State officials recently signed a $7 million contract with Ernst & Young to resolve about 56,000 unemployment insurance claims still pending from March, April and May, Gov. Andy Beshear announced Tuesday during his first weekly Team Kentucky update.

Starting Monday, Ernst & Young, one of the largest accounting firms in the world, will bring in ready-to-go experts to process claims. The team will start with 200 members, building up to 300 in a few weeks.

The company recently helped Colorado and Oklahoma with backlogged unemployment claims. Beshear expects Ernst & Young to complete the job by the end of July.

CARES Act funding paid for the one-month contract. By contracting out this work instead of hiring new staff, the state will save more than $15 million in annual costs, the governor said.

Plus, it would take four to six months to train new employees to do the job. That’s too long, Beshear said. Residents need help with claims immediately.

“The purpose of this is to get us caught up and caught up quickly,” Beshear said.

In other news, he announced 135 economic development projects that will bring nearly 4,700 full-time jobs and a total of $1.3 billion in investments to the commonwealth. All these new projects have materialized since the governor took office in December.

Eight of the projects — representing a total investment of more than $62 million and 165 jobs — are slated for this region, according to information the governor released.

Beshear opened his weekly update with the economic development news before touching on COVID-19 and related subjects. The governor recently announced his former daily coronavirus briefings would give way to Tuesday afternoon briefings that will include a variety of subjects, including the virus.

“We’re not going to be battling this virus forever,” he said. “We have a tomorrow.”

Also, state officials announced extended food and health-care benefits Tuesday. For example, Kentucky has expanded the application period through August for the pandemic electronic benefit transfer program, which provides free meals to children who qualify for free-and-reduced lunches at public schools. And the state extended Medicaid benefits three months.

In addition, Beshear discussed Kentucky’s $1.1 billion budget shortfall for fiscal year 2020-2021. If Congress does not provide more CARES Act funding to deal with the cost of the worldwide pandemic, the state will face 16% to 29% budget cuts, which would potentially be the largest ever. In the past, the biggest cut was 12%, Beshear said.
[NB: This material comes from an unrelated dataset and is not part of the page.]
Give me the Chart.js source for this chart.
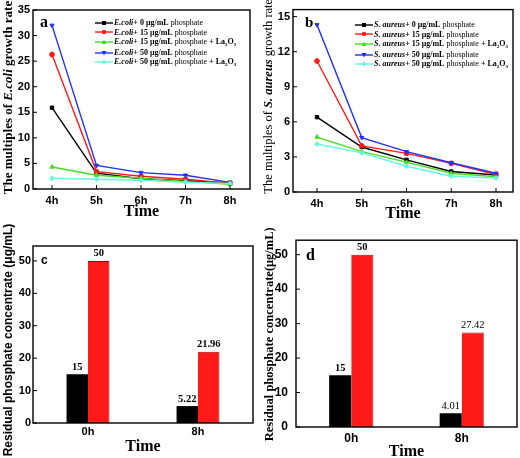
<!DOCTYPE html>
<html>
<head>
<meta charset="utf-8">
<script src="https://cdn.jsdelivr.net/npm/chart.js@4.4.1/dist/chart.umd.min.js"></script>
<style>
  body { margin: 0; background: #fff; }
  #wrap { position: relative; width: 520px; height: 458px; overflow: hidden; background: #fff; }
  canvas { position: absolute; }
  .ytitle { position: absolute; white-space: nowrap; text-align: center; transform: rotate(-90deg); font-family: "Liberation Serif", serif; color: #000; line-height: 1; }
  .tag { position: absolute; color: #000; line-height: 1; }
  .legend { position: absolute; font-family: "Liberation Serif", serif; font-size: 8px; color: #000; }
  .legend div { height: 9.6px; line-height: 9.6px; white-space: nowrap; display: flex; align-items: center; }
  .legend span { display: block; height: 9.6px; line-height: 9.6px; }
  .legend sub { font-size: 5px; line-height: 0; vertical-align: -1.5px; }
  .legend svg { margin-right: 1px; flex: none; }
</style>
</head>
<body>
<div id="wrap">
  <canvas id="ca" width="260" height="225" style="left:0;top:0"></canvas>
  <canvas id="cb" width="260" height="225" style="left:260px;top:0"></canvas>
  <canvas id="cc" width="260" height="233" style="left:0;top:225px"></canvas>
  <canvas id="cd" width="260" height="233" style="left:260px;top:225px"></canvas>

  <div class="ytitle" style="left:-143px;top:91px;width:300px;font-weight:bold;font-size:13px">The multiples of <i>E.coli</i> growth rate</div>
  <div class="ytitle" style="left:118px;top:90px;width:300px;font-size:12.5px">The multiples of <b><i>S. aureus</i></b> growth rate</div>
  <div class="ytitle" style="left:-142px;top:334px;width:300px;font-family:'Liberation Sans',sans-serif;font-weight:bold;font-size:12px">Residual phosphate concentrate (μg/mL)</div>
  <div class="ytitle" style="left:119px;top:328px;width:300px;font-weight:bold;font-size:12.5px">Residual phosphate concentrate(μg/mL)</div>

  <div class="tag" style="left:40px;top:13px;font:bold 16px 'Liberation Serif'">a</div>
  <div class="tag" style="left:305px;top:14px;font:bold 15px 'Liberation Serif'">b</div>
  <div class="tag" style="left:41px;top:253px;font:bold 12px 'Liberation Sans'">c</div>
  <div class="tag" style="left:306px;top:246px;font:bold 16px 'Liberation Serif'">d</div>

  <div class="legend" id="lega" style="left:95px;top:18px"></div>
  <div class="legend" id="legb" style="left:355px;top:20px"></div>
</div>
<script>
const hours = [4, 5, 6, 7, 8];
const hourLabels = ["4h", "5h", "6h", "7h", "8h"];

// panel a: E.coli
const ecoli0 = [15.9, 3.1, 2.0, 1.6, 1.2];
const ecoli15 = [26.3, 3.4, 2.5, 1.9, 1.1];
const ecoli15La = [4.3, 2.7, 2.1, 1.5, 0.9];
const ecoli50 = [32.0, 4.6, 3.2, 2.7, 1.3];
const ecoli50La = [2.1, 1.9, 1.7, 1.3, 1.1];
const ecoliTicks = [0, 5, 10, 15, 20, 25, 30, 35];

// panel b: S. aureus
const saur0 = [6.4, 3.85, 2.75, 1.75, 1.45];
const saur15 = [11.2, 3.95, 3.3, 2.45, 1.5];
const saur15La = [4.7, 3.45, 2.55, 1.6, 1.3];
const saur50 = [14.3, 4.65, 3.45, 2.5, 1.6];
const saur50La = [4.1, 3.35, 2.2, 1.35, 1.2];
const saurTicks = [0, 3, 6, 9, 12, 15];

// panels c, d: residual phosphate
const timeLabels = ["0h", "8h"];
const ecoliLow = [15, 5.22];
const ecoliHigh = [50, 21.96];
const saurLow = [15, 4.01];
const saurHigh = [50, 27.42];
const concTicks = [0, 10, 20, 30, 40, 50];

const seriesColors = ["#000000", "#ff1a1a", "#44dd22", "#2233ee", "#66f5e0"];
const seriesMarkers = [["rect", 0], ["circle", 0], ["triangle", 0], ["triangle", 180], ["rectRot", 0]];
const legendDoses = ["0 μg/mL", "15 μg/mL", "15 μg/mL", "50 μg/mL", "50 μg/mL"];
const legendLa = [false, false, true, false, true];

const SERIF = "'Liberation Serif', serif";
const SANS = "'Liberation Sans', Arial, sans-serif";

// box round the plot area plus inward ticks
const framePlugin = {
    id: "frame",
    afterDraw(chart) {
        const { ctx, chartArea: a, scales } = chart;
        ctx.save();
        ctx.strokeStyle = "#000";
        ctx.lineWidth = 1.4;
        ctx.strokeRect(a.left, a.top, a.right - a.left, a.bottom - a.top);
        ctx.lineWidth = 1;
        ctx.beginPath();
        scales.y.ticks.forEach((t) => {
            const py = scales.y.getPixelForValue(t.value);
            ctx.moveTo(a.left, py); ctx.lineTo(a.left + 4, py);
        });
        if (scales.x.type === "linear") {
            scales.x.ticks.forEach((t) => {
                const px = scales.x.getPixelForValue(t.value);
                ctx.moveTo(px, a.bottom); ctx.lineTo(px, a.bottom - 4);
            });
        }
        ctx.stroke();
        ctx.restore();
    }
};

// number above every bar
const valuePlugin = {
    id: "values",
    afterDatasetsDraw(chart, args, opts) {
        if (!opts.on) return;
        const ctx = chart.ctx;
        ctx.save();
        ctx.fillStyle = "#000";
        ctx.textAlign = "center";
        ctx.textBaseline = "bottom";
        chart.data.datasets.forEach((ds, i) => {
            chart.getDatasetMeta(i).data.forEach((el, j) => {
                ctx.font = opts.weights[j] + " " + opts.size + "px " + SERIF;
                ctx.fillText(String(ds.data[j]), el.x, el.y - 2);
            });
        });
        ctx.restore();
    }
};

const lineSet = (vals, k) => ({
    data: vals.map((v, i) => ({ x: hours[i], y: v })),
    borderColor: seriesColors[k],
    backgroundColor: seriesColors[k],
    borderWidth: 1.4,
    pointStyle: seriesMarkers[k][0],
    pointRotation: seriesMarkers[k][1],
    pointRadius: 2.4,
    pointBorderWidth: 1,
    tension: 0
});

const noGrid = { display: false, drawTicks: false };

function lineChart(id, sets, o) {
    return new Chart(document.getElementById(id), {
        type: "line",
        data: { datasets: sets.map((s, k) => lineSet(s, k)).reverse() },
        options: {
            responsive: false, animation: false,
            layout: { padding: { left: 0, top: o.top, right: o.right, bottom: 0 } },
            plugins: { legend: { display: false }, tooltip: { enabled: false }, values: { on: false } },
            scales: {
                x: {
                    type: "linear", min: o.xmin, max: o.xmax,
                    afterBuildTicks: (s) => { s.ticks = hours.map((v) => ({ value: v })); },
                    afterFit: (s) => { s.height = o.xh; },
                    grid: noGrid,
                    border: { display: false },
                    ticks: { callback: (v) => hourLabels[hours.indexOf(v)], color: "#000", padding: o.xpad, font: { family: SANS, weight: "bold", size: 11 } },
                    title: { display: true, text: "Time", color: "#000", padding: { top: 0, bottom: o.tpad }, font: { family: SERIF, weight: "bold", size: 16, lineHeight: 1 } }
                },
                y: {
                    min: 0, max: o.ymax,
                    afterBuildTicks: (s) => { s.ticks = o.yticks.map((v) => ({ value: v })); },
                    afterFit: (s) => { s.width = 33; },
                    grid: noGrid,
                    border: { display: false },
                    ticks: { color: "#000", padding: 3, font: { family: SANS, weight: "bold", size: 11 } }
                }
            }
        },
        plugins: [framePlugin, valuePlugin]
    });
}

function barChart(id, low, high, o) {
    return new Chart(document.getElementById(id), {
        type: "bar",
        data: {
            labels: timeLabels,
            datasets: [
                { data: low, backgroundColor: "#000", barPercentage: 1, categoryPercentage: o.cat },
                { data: high, backgroundColor: "#ff1a1a", borderColor: "#a00", borderWidth: { top: 1, right: 0.6, left: 0, bottom: 0 }, barPercentage: 1, categoryPercentage: o.cat }
            ]
        },
        options: {
            responsive: false, animation: false,
            layout: { padding: { left: 0, top: o.top, right: o.right, bottom: 0 } },
            plugins: { legend: { display: false }, tooltip: { enabled: false }, values: { on: true, size: 10.5, weights: o.weights } },
            scales: {
                x: {
                    afterFit: (s) => { s.height = o.xh; },
                    grid: noGrid,
                    border: { display: false },
                    ticks: { color: "#000", padding: o.xpad, font: { family: SANS, weight: "bold", size: o.tick } },
                    title: { display: true, text: "Time", color: "#000", padding: { top: 0, bottom: o.tpad }, font: { family: SERIF, weight: "bold", size: 16, lineHeight: 1 } }
                },
                y: {
                    min: 0, max: o.ymax,
                    afterBuildTicks: (s) => { s.ticks = concTicks.map((v) => ({ value: v })); },
                    afterFit: (s) => { s.width = o.yw; },
                    grid: noGrid,
                    border: { display: false },
                    ticks: { color: "#000", padding: o.ypad, font: { family: SANS, weight: "bold", size: o.tick } }
                }
            }
        },
        plugins: [framePlugin, valuePlugin]
    });
}

lineChart("ca", [ecoli0, ecoli15, ecoli15La, ecoli50, ecoli50La],
    { xmin: 3.573, xmax: 8.449, ymax: 35, yticks: ecoliTicks, top: 10, right: 10, xh: 36, xpad: 5, tpad: 5 });
lineChart("cb", [saur0, saur15, saur15La, saur50, saur50La],
    { xmin: 3.464, xmax: 8.38, ymax: 15.6, yticks: saurTicks, top: 9, right: 7, xh: 33, xpad: 5, tpad: 3 });

barChart("cc", ecoliLow, ecoliHigh, {
    cat: 0.39, top: 21, right: 7, xh: 35, xpad: 2, tpad: 3, tick: 11, yw: 33, ypad: 2, ymax: 54.6,
    weights: ["bold", "bold"]
});
barChart("cd", saurLow, saurHigh, {
    cat: 0.4, top: 9, right: 3, xh: 31, xpad: 4, tpad: -2, tick: 12, yw: 36, ypad: 8, ymax: 54.2,
    weights: ["bold", "normal"]
});

// legends for a and b
function symbol(k) {
    const c = seriesColors[k];
    const m = seriesMarkers[k];
    let mark;
    if (m[0] === "rect") mark = `<rect x="7" y="2" width="4" height="4" fill="${c}"/>`;
    else if (m[0] === "circle") mark = `<circle cx="9" cy="4" r="2.2" fill="${c}"/>`;
    else if (m[0] === "triangle" && m[1] === 0) mark = `<polygon points="9,1.5 11.5,6 6.5,6" fill="${c}"/>`;
    else if (m[0] === "triangle") mark = `<polygon points="9,6.5 11.5,2 6.5,2" fill="${c}"/>`;
    else mark = `<polygon points="9,1.5 11.5,4 9,6.5 6.5,4" fill="${c}"/>`;
    return `<svg width="18" height="8"><line x1="0" y1="4" x2="18" y2="4" stroke="${c}" stroke-width="1.4"/>${mark}</svg>`;
}
function legend(id, name) {
    document.getElementById(id).innerHTML = legendDoses.map((d, k) =>
        `<div style="${k === 3 ? "margin-top:1px" : ""}">${symbol(k)}<span><b><i>${name}</i>+ ${d}</b>&nbsp;phosphate${legendLa[k] ? "&nbsp;<b>+ La<sub>2</sub>O<sub>3</sub></b>" : ""}</span></div>`
    ).join("");
}
legend("lega", "E.coli");
legend("legb", "S. aureus");
</script>
</body>
</html>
“This would be like letting Kentucky go bankrupt, which we cannot allow to happen,” he said.

Beshear said Congress should act sooner rather than later because the new fiscal year begins Wednesday, July 1.

“We need certainty about where Congress is going,” he said.”

When it came to coronavirus news, the governor reported 282 new cases, bringing the state’s total to 15,624.

Beshear announced five more deaths. To date, 565 Kentuckians have died from the virus.

While several states are seeing spikes in new cases, Kentucky remains in a plateau.

“We have stayed relatively flat,” said Dr. Steven Stack, the state’s public health commissioner. “That is not an accident.”

Stack credited the state’s gradual reopening strategy, which mirrors the Trump administration’s reopening guidelines.

On Wednesday, Green River District Health Department officials reported four new confirmed COVID-19 cases — two in Daviess County and two in Henderson County.

The total number of reported COVID-19 cases in the seven-county district is 898.

Muhlenberg County Health Department reported three new cases, bringing that county’s total to 523.